-- AIM OF THE EXERCISE --
The records below hold a stretch from the line with "Reproduce this chart with matplotlib." through the line with "0.09, 0.09, 0.08]"; return exactly those lines, ends included, and nothing more.

[EXERCISE INPUT start]

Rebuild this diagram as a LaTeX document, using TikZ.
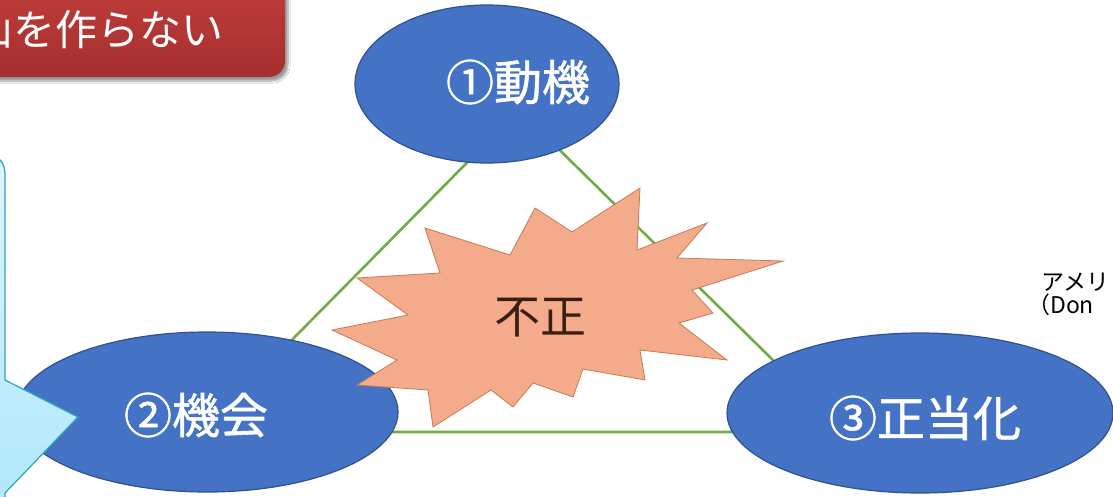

[EXERCISE INPUT end]
[EXERCISE INPUT start]

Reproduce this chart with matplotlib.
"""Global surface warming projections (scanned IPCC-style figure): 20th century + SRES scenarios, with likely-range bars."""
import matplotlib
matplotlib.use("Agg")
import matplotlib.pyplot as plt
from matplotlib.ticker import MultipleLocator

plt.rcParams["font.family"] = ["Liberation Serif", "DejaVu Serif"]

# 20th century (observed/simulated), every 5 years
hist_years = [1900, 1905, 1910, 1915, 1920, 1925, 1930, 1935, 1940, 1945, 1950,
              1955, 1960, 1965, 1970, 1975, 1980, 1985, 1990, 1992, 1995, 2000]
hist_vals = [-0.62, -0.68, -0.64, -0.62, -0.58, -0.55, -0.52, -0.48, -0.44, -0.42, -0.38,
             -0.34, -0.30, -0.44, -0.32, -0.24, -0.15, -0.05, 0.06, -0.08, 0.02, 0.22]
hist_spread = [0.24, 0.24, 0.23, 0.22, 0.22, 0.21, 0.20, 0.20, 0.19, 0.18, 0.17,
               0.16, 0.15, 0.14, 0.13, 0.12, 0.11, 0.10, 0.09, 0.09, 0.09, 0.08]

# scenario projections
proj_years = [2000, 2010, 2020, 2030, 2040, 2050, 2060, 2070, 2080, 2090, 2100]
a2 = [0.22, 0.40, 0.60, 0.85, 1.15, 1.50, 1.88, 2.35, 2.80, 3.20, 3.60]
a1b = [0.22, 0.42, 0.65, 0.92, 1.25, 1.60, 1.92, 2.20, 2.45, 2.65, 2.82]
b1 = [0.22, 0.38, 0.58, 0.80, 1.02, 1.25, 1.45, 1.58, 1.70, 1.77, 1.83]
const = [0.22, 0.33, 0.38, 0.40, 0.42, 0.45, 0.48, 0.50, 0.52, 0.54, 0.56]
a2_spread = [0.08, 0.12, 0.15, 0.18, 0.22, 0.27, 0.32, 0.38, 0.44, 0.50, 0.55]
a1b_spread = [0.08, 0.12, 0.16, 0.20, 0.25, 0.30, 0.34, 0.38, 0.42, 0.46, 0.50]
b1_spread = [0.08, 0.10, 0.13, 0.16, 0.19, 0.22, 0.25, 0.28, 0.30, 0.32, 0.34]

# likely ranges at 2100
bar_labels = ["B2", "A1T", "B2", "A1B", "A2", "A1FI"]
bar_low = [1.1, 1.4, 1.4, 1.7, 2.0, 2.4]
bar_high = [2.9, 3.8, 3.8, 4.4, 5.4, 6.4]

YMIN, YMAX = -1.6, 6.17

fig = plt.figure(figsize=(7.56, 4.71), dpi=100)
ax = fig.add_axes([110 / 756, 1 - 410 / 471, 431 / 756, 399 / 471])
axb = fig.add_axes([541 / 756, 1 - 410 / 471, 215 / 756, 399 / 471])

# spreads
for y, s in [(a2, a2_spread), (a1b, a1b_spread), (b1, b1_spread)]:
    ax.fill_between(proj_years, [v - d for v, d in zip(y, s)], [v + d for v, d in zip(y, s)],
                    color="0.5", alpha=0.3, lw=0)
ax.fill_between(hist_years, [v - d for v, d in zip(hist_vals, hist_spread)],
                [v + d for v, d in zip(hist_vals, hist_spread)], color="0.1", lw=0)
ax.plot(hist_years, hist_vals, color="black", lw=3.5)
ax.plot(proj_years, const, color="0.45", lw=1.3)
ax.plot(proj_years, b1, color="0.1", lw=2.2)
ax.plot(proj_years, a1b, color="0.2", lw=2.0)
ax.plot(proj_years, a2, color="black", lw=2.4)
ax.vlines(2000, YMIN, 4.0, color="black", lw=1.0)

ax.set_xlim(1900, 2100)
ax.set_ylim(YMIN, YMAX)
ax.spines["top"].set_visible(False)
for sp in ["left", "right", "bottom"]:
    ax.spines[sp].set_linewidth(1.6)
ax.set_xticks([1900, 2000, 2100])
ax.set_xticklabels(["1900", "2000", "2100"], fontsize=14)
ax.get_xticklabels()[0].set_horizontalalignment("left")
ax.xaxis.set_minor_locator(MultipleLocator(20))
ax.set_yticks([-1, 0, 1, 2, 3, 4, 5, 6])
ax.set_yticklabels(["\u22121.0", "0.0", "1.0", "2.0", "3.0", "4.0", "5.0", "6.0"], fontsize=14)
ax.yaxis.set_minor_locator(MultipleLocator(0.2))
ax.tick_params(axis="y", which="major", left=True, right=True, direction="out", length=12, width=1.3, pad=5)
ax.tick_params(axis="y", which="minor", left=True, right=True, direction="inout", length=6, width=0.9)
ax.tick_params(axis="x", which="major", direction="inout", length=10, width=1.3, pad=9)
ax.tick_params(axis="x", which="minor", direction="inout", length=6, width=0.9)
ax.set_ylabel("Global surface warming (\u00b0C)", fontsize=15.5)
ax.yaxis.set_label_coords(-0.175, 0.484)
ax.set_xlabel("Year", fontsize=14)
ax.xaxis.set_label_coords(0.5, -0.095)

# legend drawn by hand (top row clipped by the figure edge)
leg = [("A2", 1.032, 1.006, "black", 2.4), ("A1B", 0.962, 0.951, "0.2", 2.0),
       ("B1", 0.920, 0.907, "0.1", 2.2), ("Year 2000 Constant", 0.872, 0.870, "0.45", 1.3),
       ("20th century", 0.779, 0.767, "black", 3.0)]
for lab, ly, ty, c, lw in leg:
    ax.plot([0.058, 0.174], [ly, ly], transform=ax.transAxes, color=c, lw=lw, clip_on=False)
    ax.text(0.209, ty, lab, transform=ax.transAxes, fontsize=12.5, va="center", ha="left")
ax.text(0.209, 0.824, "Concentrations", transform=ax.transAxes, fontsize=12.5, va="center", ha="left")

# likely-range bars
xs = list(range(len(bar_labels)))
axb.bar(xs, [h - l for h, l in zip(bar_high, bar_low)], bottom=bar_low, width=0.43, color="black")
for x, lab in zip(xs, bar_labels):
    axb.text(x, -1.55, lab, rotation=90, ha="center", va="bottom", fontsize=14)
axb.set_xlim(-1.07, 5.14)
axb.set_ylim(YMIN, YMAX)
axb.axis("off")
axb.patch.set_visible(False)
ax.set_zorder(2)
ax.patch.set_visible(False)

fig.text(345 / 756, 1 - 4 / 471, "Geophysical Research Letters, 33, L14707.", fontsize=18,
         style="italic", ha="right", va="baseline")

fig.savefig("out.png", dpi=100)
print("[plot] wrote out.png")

[EXERCISE INPUT end]

-- SOLUTION FOR THIS PROBLEM --
Reproduce this chart with matplotlib.
"""Global surface warming projections (scanned IPCC-style figure): 20th century + SRES scenarios, with likely-range bars."""
import matplotlib
matplotlib.use("Agg")
import matplotlib.pyplot as plt
from matplotlib.ticker import MultipleLocator

plt.rcParams["font.family"] = ["Liberation Serif", "DejaVu Serif"]

# 20th century (observed/simulated), every 5 years
hist_years = [1900, 1905, 1910, 1915, 1920, 1925, 1930, 1935, 1940, 1945, 1950,
              1955, 1960, 1965, 1970, 1975, 1980, 1985, 1990, 1992, 1995, 2000]
hist_vals = [-0.62, -0.68, -0.64, -0.62, -0.58, -0.55, -0.52, -0.48, -0.44, -0.42, -0.38,
             -0.34, -0.30, -0.44, -0.32, -0.24, -0.15, -0.05, 0.06, -0.08, 0.02, 0.22]
hist_spread = [0.24, 0.24, 0.23, 0.22, 0.22, 0.21, 0.20, 0.20, 0.19, 0.18, 0.17,
               0.16, 0.15, 0.14, 0.13, 0.12, 0.11, 0.10, 0.09, 0.09, 0.09, 0.08]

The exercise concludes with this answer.